When the GridView is initialized, the panel has now 2D cartesian axis (in the downloadable example, the length of them is 5.0 and the coordinates are displayed on top right).

An object of the class Sphere can be initialized like below:

//

// Initializing Sphere object

//

Sphere s1 = new Sphere(gv,r,this.centerX,this.centerY);
s1.SphereColor=this.txtColor.BackColor;

where

• gv is the initialized GridView object
• r is the sphere radius
• centerX is the X coordinate of the center (in logical units)
• centerY is the Y coordinate of the center (in logical units)

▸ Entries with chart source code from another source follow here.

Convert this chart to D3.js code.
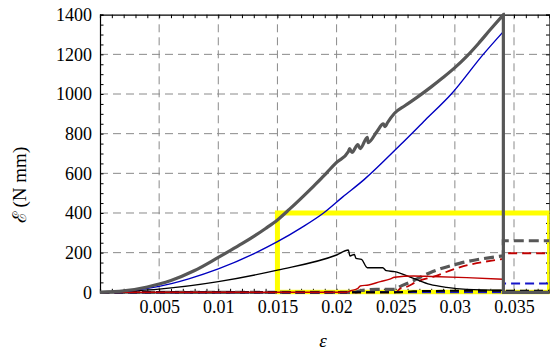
<!DOCTYPE html>
<html>
<head>
<meta charset="utf-8">
<script src="https://cdn.jsdelivr.net/npm/d3@7"></script>
<style>
  body { margin: 0; background: #fff; }
  text { font-family: "Liberation Serif", "DejaVu Serif", serif; }
</style>
</head>
<body>
<div id="chart"></div>
<script>
// Tick labels
const xTicks = [0.005, 0.01, 0.015, 0.02, 0.025, 0.03, 0.035];
const xTickLabels = ['0.005', '0.01', '0.015', '0.02', '0.025', '0.03', '0.035'];
const yTicks = [0, 200, 400, 600, 800, 1000, 1200, 1400];

// Series, [strain, energy] pairs
const totalEnergy = [[0, 0], [0.002, 7], [0.004, 27], [0.005, 42], [0.006, 60], [0.008, 110], [0.010, 176],
  [0.011, 210], [0.012, 245], [0.013, 282], [0.014, 322], [0.015, 365], [0.016, 418], [0.017, 474],
  [0.018, 532], [0.019, 592], [0.0194, 618], [0.020, 655], [0.0210, 710], [0.0211, 725], [0.0213, 705],
  [0.0218, 745], [0.0220, 725], [0.0226, 782], [0.02266, 755], [0.0234, 810], [0.02395, 849],
  [0.0241, 835], [0.0243, 855], [0.0249, 903], [0.0258, 942], [0.0268, 983], [0.028, 1036], [0.029, 1083],
  [0.030, 1133], [0.031, 1190], [0.032, 1255], [0.033, 1325], [0.0341, 1400], [0.0341, 0], [0.038, 0]];
const strainEnergy = [[0, 0], [0.0025, 8], [0.005, 30], [0.0075, 68], [0.010, 118], [0.0132, 200],
  [0.015, 255], [0.017, 325], [0.0189, 400], [0.0205, 480], [0.0223, 567], [0.0254, 744],
  [0.0275, 869], [0.0297, 1000], [0.0324, 1200], [0.0341, 1315], [0.0341, 0], [0.038, 0]];
const kineticEnergy = [[0, 0], [0.005, 16], [0.010, 54], [0.015, 112], [0.020, 188], [0.0210, 213],
  [0.02113, 183], [0.0215, 191], [0.02164, 171], [0.0221, 166], [0.0226, 124], [0.0239, 124],
  [0.0242, 109], [0.0249, 104], [0.0265, 70], [0.0279, 40], [0.0293, 25], [0.031, 15], [0.0341, 10],
  [0.0341, 0], [0.038, 0]];
const fractureEnergy = [[0, 0], [0.0208, 0], [0.0212, 8], [0.0218, 20], [0.022, 32], [0.0227, 37],
  [0.0237, 54], [0.0245, 66], [0.0249, 76], [0.0265, 82], [0.028, 80], [0.031, 74], [0.0341, 66],
  [0.0341, 0], [0.038, 0]];
const totalDissipated = [[0, 0], [0.0215, 0], [0.022, 8], [0.0234, 15], [0.0249, 15], [0.0254, 30],
  [0.0262, 50], [0.0268, 68], [0.0279, 99], [0.0304, 146], [0.0341, 184], [0.0341, 260], [0.038, 260]];
const fractureDissipated = [[0, 0], [0.025, 0], [0.0254, 20], [0.0258, 25], [0.0268, 54], [0.0282, 79],
  [0.0304, 126], [0.0341, 168], [0.0341, 197], [0.038, 197]];
const strainDissipated = [[0, 0], [0.0341, 0], [0.0341, 45], [0.038, 45]];
const kineticDissipated = [[0, 0], [0.025, 0], [0.0265, 5], [0.028, 7], [0.0341, 8], [0.038, 8]];

// Yellow window: strain 0.015 to 0.038, energy 0 to 400
const windowX = [0.015, 0.038];
const windowY = [0, 400];

const width = 550, height = 351;
const margin = { top: 14.7, right: 0.5, bottom: 58.7, left: 100 };

const svg = d3.select('#chart').append('svg')
  .attr('width', width)
  .attr('height', height);

const x = d3.scaleLinear().domain([0, 0.038]).range([margin.left, width - margin.right]);
const y = d3.scaleLinear().domain([0, 1400]).range([height - margin.bottom, margin.top]);

svg.append('defs').append('clipPath').attr('id', 'clip')
  .append('rect')
  .attr('x', x(0)).attr('y', y(1400) - 2)
  .attr('width', x(0.038) - x(0)).attr('height', y(0) - y(1400) + 4);

// Grid
const grid = svg.append('g')
  .attr('stroke', '#8a8a8a')
  .attr('stroke-width', 1)
  .attr('stroke-dasharray', '8,5');
grid.selectAll('.vg').data(xTicks).join('line')
  .attr('x1', d => x(d)).attr('x2', d => x(d))
  .attr('y1', y(0)).attr('y2', y(1400));
grid.selectAll('.hg').data(yTicks.slice(1, -1)).join('line')
  .attr('x1', x(0)).attr('x2', x(0.038))
  .attr('y1', d => y(d)).attr('y2', d => y(d));

// Axes, ticks pointing inside
const minorY = d3.range(0, 1401, 50);
const minorX = d3.range(0, 0.0381, 0.001);
svg.append('g').attr('transform', `translate(${x(0)},0)`)
  .call(d3.axisLeft(y).tickValues(minorY).tickSize(-3.5).tickFormat(''));
svg.append('g').attr('transform', `translate(${x(0.038)},0)`)
  .call(d3.axisRight(y).tickValues(minorY).tickSize(-3.5).tickFormat(''));
svg.append('g').attr('transform', `translate(0,${y(0)})`)
  .call(d3.axisBottom(x).tickValues(minorX).tickSize(-3.5).tickFormat(''));
svg.append('g').attr('transform', `translate(0,${y(1400)})`)
  .call(d3.axisTop(x).tickValues(minorX).tickSize(-3.5).tickFormat(''));
svg.selectAll('.domain').attr('stroke', '#000').attr('stroke-width', 1.2);

// Tick labels
svg.append('g').attr('transform', `translate(${x(0)},0)`)
  .call(d3.axisLeft(y).tickValues(yTicks).tickSize(0).tickPadding(8).tickFormat(d3.format('d')))
  .call(g => g.select('.domain').remove())
  .selectAll('text').attr('font-size', 18).attr('fill', '#000')
  .attr('font-family', '"Liberation Serif", serif');
svg.append('g').attr('transform', `translate(0,${y(0)})`)
  .call(d3.axisBottom(x).tickValues(xTicks).tickSize(0).tickPadding(8)
    .tickFormat((d, i) => xTickLabels[i]))
  .call(g => g.select('.domain').remove())
  .selectAll('text').attr('font-size', 18).attr('fill', '#000')
  .attr('font-family', '"Liberation Serif", serif');

// Axis titles
svg.append('text')
  .attr('transform', 'translate(26,185) rotate(-90)')
  .attr('text-anchor', 'middle')
  .attr('font-size', 19)
  .text('ℰ (N mm)');
svg.append('text')
  .attr('x', 323).attr('y', 347)
  .attr('text-anchor', 'middle')
  .attr('font-size', 19)
  .attr('font-style', 'italic')
  .text('ε');

const plot = svg.append('g').attr('clip-path', 'url(#clip)');

// Yellow window
plot.append('rect')
  .attr('x', x(windowX[0])).attr('y', y(windowY[1]))
  .attr('width', x(windowX[1]) - x(windowX[0]))
  .attr('height', y(windowY[0]) - y(windowY[1]))
  .attr('fill', 'none')
  .attr('stroke', '#ffff00')
  .attr('stroke-width', 5);

// Smooth runs, joined by straight segments where the strain repeats (the jump at failure)
const smooth = d3.line().x(d => x(d[0])).y(d => y(d[1])).curve(d3.curveMonotoneX);
function pathWithJumps(data) {
  const runs = [[data[0]]];
  for (let i = 1; i < data.length; i++) {
    if (data[i][0] === data[i - 1][0]) runs.push([data[i]]);
    else runs[runs.length - 1].push(data[i]);
  }
  return runs.map((r, i) => {
    const p = r.length > 1 ? smooth(r) : `M${x(r[0][0])},${y(r[0][1])}`;
    return i === 0 ? p : 'L' + p.slice(1);
  }).join('');
}

const series = [
  { data: totalDissipated, color: '#575757', width: 3.2, dash: '10,5' },
  { data: fractureDissipated, color: '#c00000', width: 1.8, dash: '9,5' },
  { data: strainDissipated, color: '#1515c8', width: 2, dash: '9,5' },
  { data: kineticDissipated, color: '#000000', width: 2, dash: '9,5' },
  { data: kineticEnergy, color: '#000000', width: 1.4, dash: null },
  { data: fractureEnergy, color: '#c00000', width: 1.4, dash: null },
  { data: strainEnergy, color: '#0000c0', width: 1.4, dash: null },
  { data: totalEnergy, color: '#575757', width: 3.2, dash: null }
];

plot.selectAll('.series').data(series).join('path')
  .attr('d', d => pathWithJumps(d.data))
  .attr('fill', 'none')
  .attr('stroke', d => d.color)
  .attr('stroke-width', d => d.width)
  .attr('stroke-dasharray', d => d.dash)
  .attr('stroke-linejoin', 'miter');
</script>
</body>
</html>
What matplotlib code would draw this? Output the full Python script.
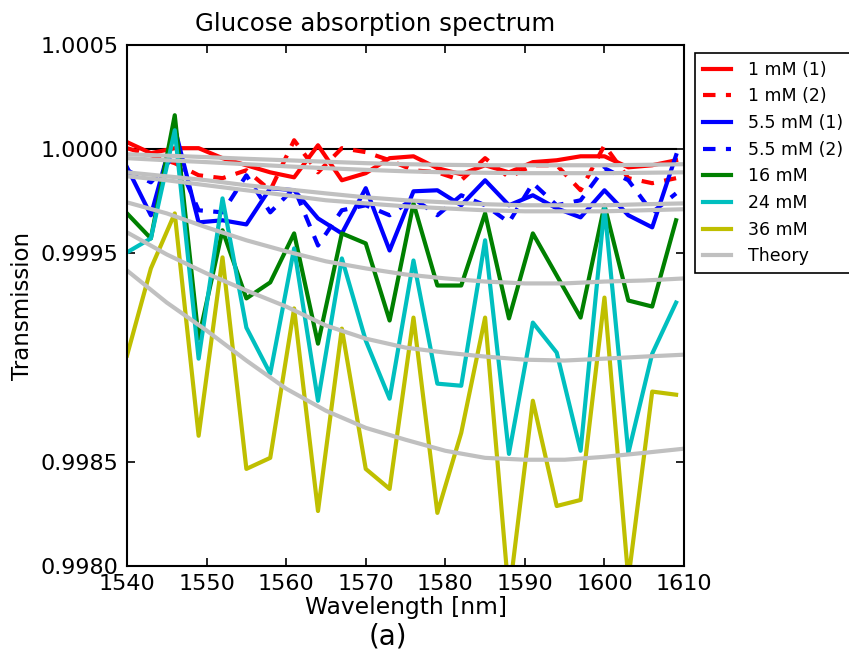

The algorithm for drawing the sphere is very simple, and it is based on drawing arcs in a rectangle whose dimensions shrink. The algorithm draws the arcs first from right to left, then from top to bottom.

private void drawArcs(Graphics g, Pen color, Rectangle r)
{

    int x1=r.Left+r.Width/2;
    int y1=r.Top;
    int x2=x1;
    int y2=r.Top+r.Height;

    int x3=r.Left;
    int y3=r.Top+r.Height/2;
    int x4=r.Left+r.Width;
    int y4=y3;

    // draw axis

    g.DrawLine(color,x1,y1,x2,y2);
    g.DrawLine(color,x3,y3,x4,y4);

    // right-left arcs

    for (int j=r.Width; j>0; j-=10)
    {
        int left = r.Left+(r.Width-j)/2;
        Rectangle rc = new Rectangle(left,r.Top,j,r.Height);
        g.DrawArc(color,rc,0.0F,180.0F); // 0-180 degrees

        g.DrawArc(color,rc,180.0F,360.0F); // 180-360 degrees

    }
    // top-bottom arcs

    for (int j=r.Height; j>0; j-=10)
    {
        int top = r.Top+(r.Height-j)/2;
        Rectangle rc = new Rectangle(r.Left,top,r.Width,j);
        g.DrawArc(color,rc,270.0F,450.0F); // 270-90 degrees

        g.DrawArc(color,rc,90.0F,270.0F); // 90-270 degrees

    }

}

Modifying the number of loops (j-=10) you can obtain finer wires. You can also modify the width of the Pen in order to get different results.

Point of Interest

When you draw something on a Control, on a Panel in this case, if you cover the control with another control (or another window), the contents just drawn disappears. For this reason, every new sphere that you draw is collected into an ArrayList collection. Whenever the Paint event is raised, I call the paint method for every shape in the collection.